- _DESCRIPTION OF THE TASK_:
Wherever the string "this" shows up in a line, count that line. Give the total alone.

── DATASET EXCERPTS ──

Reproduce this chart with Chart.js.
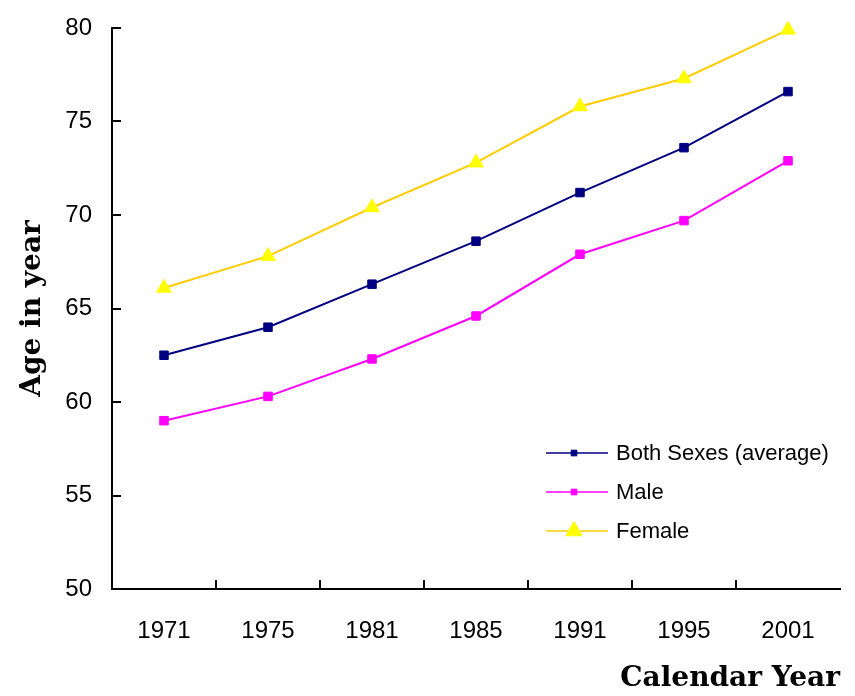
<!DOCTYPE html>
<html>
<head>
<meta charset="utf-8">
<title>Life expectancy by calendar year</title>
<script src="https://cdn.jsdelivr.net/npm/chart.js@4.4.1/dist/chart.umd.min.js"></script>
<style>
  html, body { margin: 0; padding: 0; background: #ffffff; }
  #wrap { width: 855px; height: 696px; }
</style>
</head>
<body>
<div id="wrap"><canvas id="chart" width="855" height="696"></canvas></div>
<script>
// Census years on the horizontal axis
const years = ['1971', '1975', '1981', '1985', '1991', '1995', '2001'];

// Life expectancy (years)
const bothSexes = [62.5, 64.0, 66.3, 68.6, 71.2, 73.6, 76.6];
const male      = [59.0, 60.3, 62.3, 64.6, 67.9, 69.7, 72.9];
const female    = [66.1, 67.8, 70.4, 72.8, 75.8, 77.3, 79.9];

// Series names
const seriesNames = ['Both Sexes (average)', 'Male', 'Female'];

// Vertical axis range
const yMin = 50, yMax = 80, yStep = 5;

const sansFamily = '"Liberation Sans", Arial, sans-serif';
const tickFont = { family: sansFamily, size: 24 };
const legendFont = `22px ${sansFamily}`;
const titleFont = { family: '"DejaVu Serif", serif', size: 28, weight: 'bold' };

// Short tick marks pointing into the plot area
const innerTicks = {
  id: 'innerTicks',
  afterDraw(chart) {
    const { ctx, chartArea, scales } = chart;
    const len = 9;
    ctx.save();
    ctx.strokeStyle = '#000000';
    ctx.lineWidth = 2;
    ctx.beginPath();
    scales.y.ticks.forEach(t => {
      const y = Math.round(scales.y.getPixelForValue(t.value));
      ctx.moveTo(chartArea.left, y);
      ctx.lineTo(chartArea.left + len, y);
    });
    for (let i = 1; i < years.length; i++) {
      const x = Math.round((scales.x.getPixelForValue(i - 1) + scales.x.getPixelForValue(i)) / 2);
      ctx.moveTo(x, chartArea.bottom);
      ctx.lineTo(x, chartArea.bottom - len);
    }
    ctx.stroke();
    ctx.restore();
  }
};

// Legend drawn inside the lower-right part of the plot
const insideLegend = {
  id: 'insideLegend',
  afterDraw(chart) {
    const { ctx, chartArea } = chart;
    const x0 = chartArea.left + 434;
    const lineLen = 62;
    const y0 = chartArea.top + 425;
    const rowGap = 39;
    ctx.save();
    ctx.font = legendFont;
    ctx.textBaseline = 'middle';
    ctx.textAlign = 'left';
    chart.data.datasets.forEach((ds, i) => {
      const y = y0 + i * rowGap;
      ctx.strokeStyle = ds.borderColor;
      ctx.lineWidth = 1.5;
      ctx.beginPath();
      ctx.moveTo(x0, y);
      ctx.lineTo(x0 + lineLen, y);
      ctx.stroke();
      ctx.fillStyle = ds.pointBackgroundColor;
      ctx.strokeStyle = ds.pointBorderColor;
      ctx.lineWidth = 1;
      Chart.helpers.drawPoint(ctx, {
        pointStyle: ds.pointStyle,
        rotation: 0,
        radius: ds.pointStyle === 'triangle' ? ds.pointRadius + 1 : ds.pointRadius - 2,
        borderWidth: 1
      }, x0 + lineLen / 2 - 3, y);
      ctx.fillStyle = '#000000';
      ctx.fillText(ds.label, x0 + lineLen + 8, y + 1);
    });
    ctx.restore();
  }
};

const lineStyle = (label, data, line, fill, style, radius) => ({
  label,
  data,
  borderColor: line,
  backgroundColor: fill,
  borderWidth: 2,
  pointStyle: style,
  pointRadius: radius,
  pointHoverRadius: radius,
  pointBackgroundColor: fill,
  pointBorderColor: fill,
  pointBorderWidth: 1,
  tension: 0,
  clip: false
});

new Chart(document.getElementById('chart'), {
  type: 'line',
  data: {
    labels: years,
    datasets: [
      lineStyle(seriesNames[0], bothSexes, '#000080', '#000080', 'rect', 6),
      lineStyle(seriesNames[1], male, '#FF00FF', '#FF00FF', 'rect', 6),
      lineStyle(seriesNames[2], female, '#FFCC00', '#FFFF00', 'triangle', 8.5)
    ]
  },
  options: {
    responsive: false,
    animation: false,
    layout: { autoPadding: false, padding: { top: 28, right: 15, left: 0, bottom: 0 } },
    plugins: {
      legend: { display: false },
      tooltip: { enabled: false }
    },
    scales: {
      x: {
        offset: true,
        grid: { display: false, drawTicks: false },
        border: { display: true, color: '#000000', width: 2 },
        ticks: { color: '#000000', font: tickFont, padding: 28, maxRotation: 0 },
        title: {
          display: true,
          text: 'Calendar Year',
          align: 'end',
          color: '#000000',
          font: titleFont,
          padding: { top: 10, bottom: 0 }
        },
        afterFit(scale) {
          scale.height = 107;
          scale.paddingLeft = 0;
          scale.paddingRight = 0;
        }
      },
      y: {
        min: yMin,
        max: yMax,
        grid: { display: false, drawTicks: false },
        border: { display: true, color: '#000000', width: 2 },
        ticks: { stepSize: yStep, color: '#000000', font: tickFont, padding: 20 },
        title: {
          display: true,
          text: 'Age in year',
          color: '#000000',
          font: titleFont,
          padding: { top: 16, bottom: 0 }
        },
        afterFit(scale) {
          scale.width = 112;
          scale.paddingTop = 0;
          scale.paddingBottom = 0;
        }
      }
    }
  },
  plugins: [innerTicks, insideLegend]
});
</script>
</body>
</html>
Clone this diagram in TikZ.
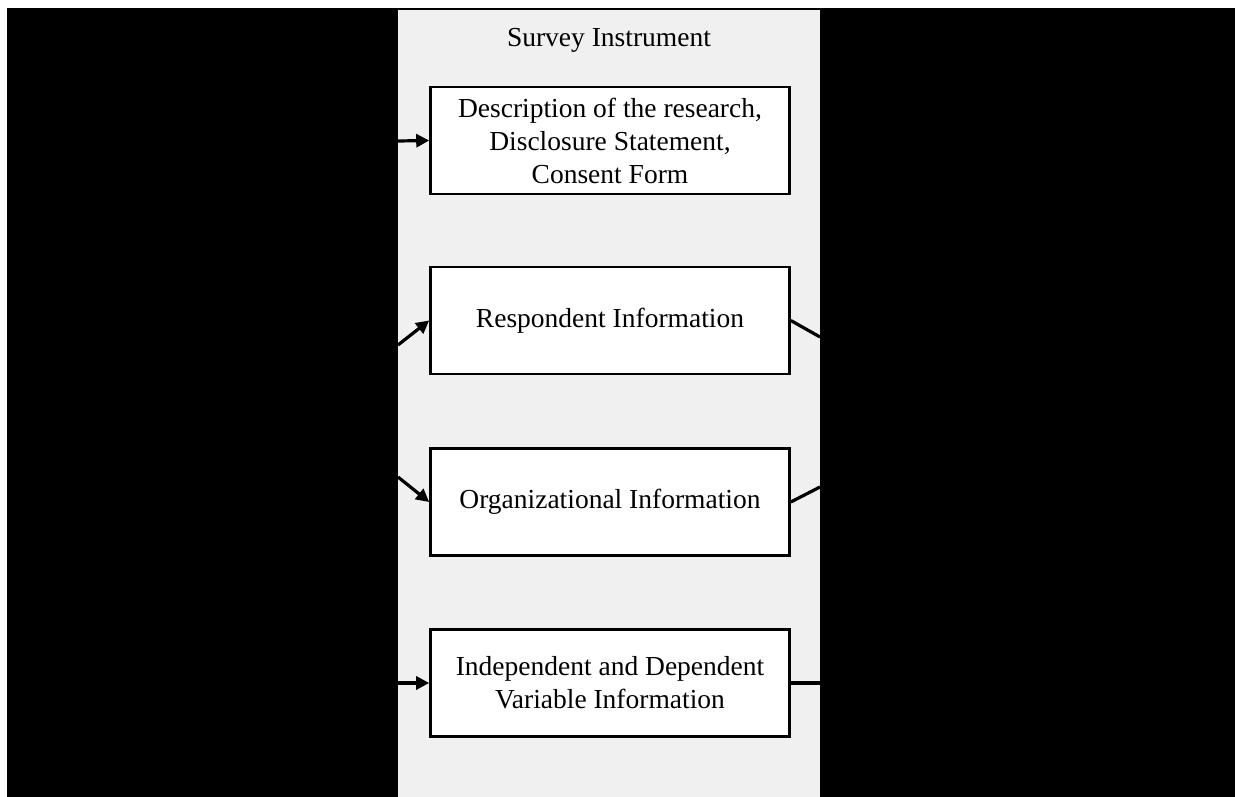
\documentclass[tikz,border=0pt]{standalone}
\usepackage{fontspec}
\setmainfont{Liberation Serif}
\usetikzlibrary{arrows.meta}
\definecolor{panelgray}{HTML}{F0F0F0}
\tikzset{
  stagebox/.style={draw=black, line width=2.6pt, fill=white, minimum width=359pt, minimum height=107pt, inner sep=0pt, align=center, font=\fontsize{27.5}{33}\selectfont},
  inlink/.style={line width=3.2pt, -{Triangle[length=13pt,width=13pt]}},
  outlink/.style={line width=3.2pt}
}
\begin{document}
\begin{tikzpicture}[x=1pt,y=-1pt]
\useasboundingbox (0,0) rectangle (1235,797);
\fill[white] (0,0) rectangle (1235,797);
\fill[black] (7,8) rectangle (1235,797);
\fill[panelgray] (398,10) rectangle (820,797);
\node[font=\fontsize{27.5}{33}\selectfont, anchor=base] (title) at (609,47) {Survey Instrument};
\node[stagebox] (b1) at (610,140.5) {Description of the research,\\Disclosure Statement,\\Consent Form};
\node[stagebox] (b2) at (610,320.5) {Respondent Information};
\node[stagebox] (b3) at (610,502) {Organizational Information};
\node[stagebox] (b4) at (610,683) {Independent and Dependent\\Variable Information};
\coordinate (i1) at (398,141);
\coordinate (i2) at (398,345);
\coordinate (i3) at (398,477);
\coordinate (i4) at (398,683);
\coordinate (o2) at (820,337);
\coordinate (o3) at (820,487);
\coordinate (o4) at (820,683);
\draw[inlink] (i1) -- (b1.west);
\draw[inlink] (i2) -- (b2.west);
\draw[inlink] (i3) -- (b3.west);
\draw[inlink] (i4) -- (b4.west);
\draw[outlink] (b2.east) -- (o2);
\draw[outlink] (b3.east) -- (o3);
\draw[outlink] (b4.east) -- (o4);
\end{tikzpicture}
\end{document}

───

- _PROBLEM SOLUTION_:
2